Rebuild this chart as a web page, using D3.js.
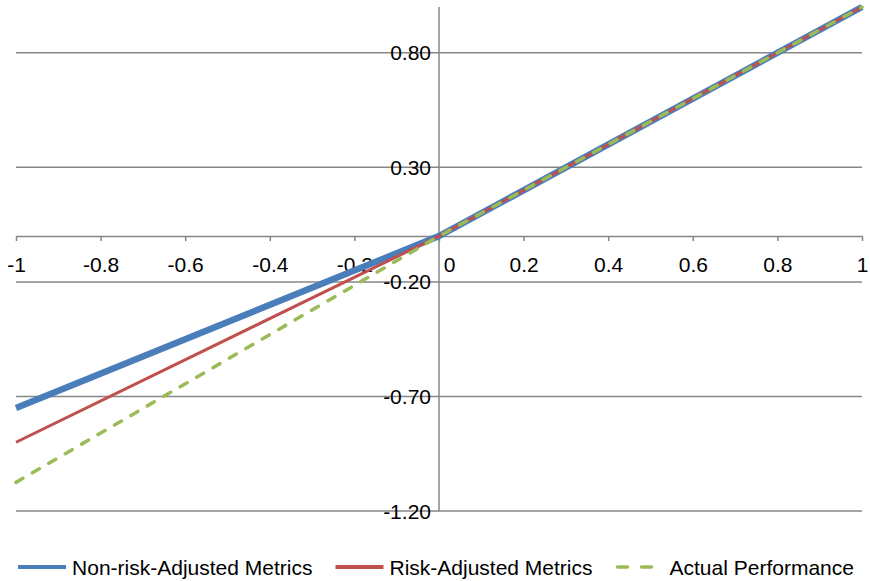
<!DOCTYPE html>
<html>
<head>
<meta charset="utf-8">
<script src="https://cdn.jsdelivr.net/npm/d3@7"></script>
<style>
  body { margin: 0; background: #fff; }
  svg text { font-family: "Liberation Sans", Arial, sans-serif; fill: #000; }
</style>
</head>
<body>
<div id="chart"></div>
<script>
// x values where each series has a point
const xs = [-1, 0, 1];
// series values
const nonRiskAdjusted = [-0.75, 0, 1];
const riskAdjusted = [-0.9, 0, 1];
const actualPerformance = [-1.075, 0, 1];

const seriesNames = ["Non-risk-Adjusted Metrics", "Risk-Adjusted Metrics", "Actual Performance"];
const xTicks = [-1, -0.8, -0.6, -0.4, -0.2, 0, 0.2, 0.4, 0.6, 0.8, 1];
const yTicks = [-1.2, -0.7, -0.2, 0.3, 0.8];

const width = 870;
const height = 581;
const margin = { top: 7, right: 8, bottom: 70, left: 16 };
const fontSize = 21;

const styles = [
  { color: "#4a7ebb", width: 6.5, dash: null },
  { color: "#c0504d", width: 3, dash: null },
  { color: "#9bbb59", width: 3.5, dash: "8,11" },
];

const series = [nonRiskAdjusted, riskAdjusted, actualPerformance].map((vals, i) => ({
  name: seriesNames[i],
  values: xs.map((x, j) => ({ x, y: vals[j] })),
  style: styles[i],
}));

const x = d3.scaleLinear().domain([-1, 1]).range([margin.left, width - margin.right]);
const y = d3.scaleLinear().domain([-1.2, 1]).range([height - margin.bottom, margin.top]);

const svg = d3.select("#chart").append("svg")
  .attr("width", width)
  .attr("height", height);

// horizontal gridlines
svg.append("g")
  .selectAll("line")
  .data(yTicks)
  .join("line")
  .attr("x1", x(-1))
  .attr("x2", x(1))
  .attr("y1", (d) => y(d))
  .attr("y2", (d) => y(d))
  .attr("stroke", "#868686")
  .attr("stroke-width", 1.5);

// y axis line through x = 0
svg.append("line")
  .attr("x1", x(0)).attr("x2", x(0))
  .attr("y1", y(1)).attr("y2", y(-1.2))
  .attr("stroke", "#868686")
  .attr("stroke-width", 1.5);

// x axis through y = 0
const xAxis = svg.append("g")
  .attr("transform", `translate(0,${y(0)})`)
  .call(d3.axisBottom(x).tickValues(xTicks).tickFormat((d) => String(d)).tickSizeInner(5).tickSizeOuter(0).tickPadding(16));
xAxis.select(".domain").attr("stroke", "#868686").attr("stroke-width", 1.5);
xAxis.selectAll(".tick line").attr("stroke", "#868686").attr("stroke-width", 1.5);
xAxis.selectAll(".tick text").attr("font-size", fontSize).attr("fill", "#000")
  .style("font-family", '"Liberation Sans", Arial, sans-serif');
// the 0 label sits just right of the y axis line
xAxis.selectAll(".tick text").filter((d) => d === 0).attr("dx", 10);

// y labels, next to the axis, centred on gridlines
svg.append("g")
  .selectAll("text")
  .data(yTicks)
  .join("text")
  .attr("x", x(0) - 8)
  .attr("y", (d) => y(d))
  .attr("dy", "0.36em")
  .attr("text-anchor", "end")
  .attr("font-size", fontSize)
  .text((d) => d.toFixed(2));

// lines
const line = d3.line().x((d) => x(d.x)).y((d) => y(d.y));
svg.append("g")
  .selectAll("path")
  .data(series)
  .join("path")
  .attr("fill", "none")
  .attr("stroke", (d) => d.style.color)
  .attr("stroke-width", (d) => d.style.width)
  .attr("stroke-dasharray", (d) => d.style.dash)
  .attr("stroke-linecap", (d) => (d.style.dash ? "round" : "butt"))
  .attr("d", (d) => line(d.values));

// legend
const legend = svg.append("g").attr("transform", `translate(0,${567})`);
const items = legend.selectAll("g")
  .data(series)
  .join("g");
items.append("line")
  .attr("x1", 0).attr("x2", 48)
  .attr("y1", 0).attr("y2", 0)
  .attr("stroke", (d) => d.style.color)
  .attr("stroke-width", (d) => (d.style.dash ? 3.5 : 4))
  .attr("stroke-dasharray", (d) => (d.style.dash ? "10,14" : null))
  .attr("stroke-linecap", (d) => (d.style.dash ? "round" : "butt"))
  .attr("transform", (d) => (d.style.dash ? "translate(2,0)" : null));
items.append("text")
  .attr("x", 54)
  .attr("dy", "0.36em")
  .attr("font-size", fontSize)
  .text((d) => d.name);

const gap = 23;
const widths = [];
items.each(function () {
  widths.push(d3.select(this).select("text").node().getComputedTextLength() + 54);
});
const total = d3.sum(widths) + gap * (widths.length - 1);
let offset = 436 - total / 2;
items.attr("transform", (d, i) => {
  const t = `translate(${offset},0)`;
  offset += widths[i] + gap;
  return t;
});
</script>
</body>
</html>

# Stated exercise
Set down the material exactly, every line of it, except for the pictures.

# Task output
Rebuild this chart as a web page, using D3.js.
<!DOCTYPE html>
<html>
<head>
<meta charset="utf-8">
<script src="https://cdn.jsdelivr.net/npm/d3@7"></script>
<style>
  body { margin: 0; background: #fff; }
  svg text { font-family: "Liberation Sans", Arial, sans-serif; fill: #000; }
</style>
</head>
<body>
<div id="chart"></div>
<script>
// x values where each series has a point
const xs = [-1, 0, 1];
// series values
const nonRiskAdjusted = [-0.75, 0, 1];
const riskAdjusted = [-0.9, 0, 1];
const actualPerformance = [-1.075, 0, 1];

const seriesNames = ["Non-risk-Adjusted Metrics", "Risk-Adjusted Metrics", "Actual Performance"];
const xTicks = [-1, -0.8, -0.6, -0.4, -0.2, 0, 0.2, 0.4, 0.6, 0.8, 1];
const yTicks = [-1.2, -0.7, -0.2, 0.3, 0.8];

const width = 870;
const height = 581;
const margin = { top: 7, right: 8, bottom: 70, left: 16 };
const fontSize = 21;

const styles = [
  { color: "#4a7ebb", width: 6.5, dash: null },
  { color: "#c0504d", width: 3, dash: null },
  { color: "#9bbb59", width: 3.5, dash: "8,11" },
];

const series = [nonRiskAdjusted, riskAdjusted, actualPerformance].map((vals, i) => ({
  name: seriesNames[i],
  values: xs.map((x, j) => ({ x, y: vals[j] })),
  style: styles[i],
}));

const x = d3.scaleLinear().domain([-1, 1]).range([margin.left, width - margin.right]);
const y = d3.scaleLinear().domain([-1.2, 1]).range([height - margin.bottom, margin.top]);

const svg = d3.select("#chart").append("svg")
  .attr("width", width)
  .attr("height", height);

// horizontal gridlines
svg.append("g")
  .selectAll("line")
  .data(yTicks)
  .join("line")
  .attr("x1", x(-1))
  .attr("x2", x(1))
  .attr("y1", (d) => y(d))
  .attr("y2", (d) => y(d))
  .attr("stroke", "#868686")
  .attr("stroke-width", 1.5);

// y axis line through x = 0
svg.append("line")
  .attr("x1", x(0)).attr("x2", x(0))
  .attr("y1", y(1)).attr("y2", y(-1.2))
  .attr("stroke", "#868686")
  .attr("stroke-width", 1.5);

// x axis through y = 0
const xAxis = svg.append("g")
  .attr("transform", `translate(0,${y(0)})`)
  .call(d3.axisBottom(x).tickValues(xTicks).tickFormat((d) => String(d)).tickSizeInner(5).tickSizeOuter(0).tickPadding(16));
xAxis.select(".domain").attr("stroke", "#868686").attr("stroke-width", 1.5);
xAxis.selectAll(".tick line").attr("stroke", "#868686").attr("stroke-width", 1.5);
xAxis.selectAll(".tick text").attr("font-size", fontSize).attr("fill", "#000")
  .style("font-family", '"Liberation Sans", Arial, sans-serif');
// the 0 label sits just right of the y axis line
xAxis.selectAll(".tick text").filter((d) => d === 0).attr("dx", 10);

// y labels, next to the axis, centred on gridlines
svg.append("g")
  .selectAll("text")
  .data(yTicks)
  .join("text")
  .attr("x", x(0) - 8)
  .attr("y", (d) => y(d))
  .attr("dy", "0.36em")
  .attr("text-anchor", "end")
  .attr("font-size", fontSize)
  .text((d) => d.toFixed(2));

// lines
const line = d3.line().x((d) => x(d.x)).y((d) => y(d.y));
svg.append("g")
  .selectAll("path")
  .data(series)
  .join("path")
  .attr("fill", "none")
  .attr("stroke", (d) => d.style.color)
  .attr("stroke-width", (d) => d.style.width)
  .attr("stroke-dasharray", (d) => d.style.dash)
  .attr("stroke-linecap", (d) => (d.style.dash ? "round" : "butt"))
  .attr("d", (d) => line(d.values));

// legend
const legend = svg.append("g").attr("transform", `translate(0,${567})`);
const items = legend.selectAll("g")
  .data(series)
  .join("g");
items.append("line")
  .attr("x1", 0).attr("x2", 48)
  .attr("y1", 0).attr("y2", 0)
  .attr("stroke", (d) => d.style.color)
  .attr("stroke-width", (d) => (d.style.dash ? 3.5 : 4))
  .attr("stroke-dasharray", (d) => (d.style.dash ? "10,14" : null))
  .attr("stroke-linecap", (d) => (d.style.dash ? "round" : "butt"))
  .attr("transform", (d) => (d.style.dash ? "translate(2,0)" : null));
items.append("text")
  .attr("x", 54)
  .attr("dy", "0.36em")
  .attr("font-size", fontSize)
  .text((d) => d.name);

const gap = 23;
const widths = [];
items.each(function () {
  widths.push(d3.select(this).select("text").node().getComputedTextLength() + 54);
});
const total = d3.sum(widths) + gap * (widths.length - 1);
let offset = 436 - total / 2;
items.attr("transform", (d, i) => {
  const t = `translate(${offset},0)`;
  offset += widths[i] + gap;
  return t;
});
</script>
</body>
</html>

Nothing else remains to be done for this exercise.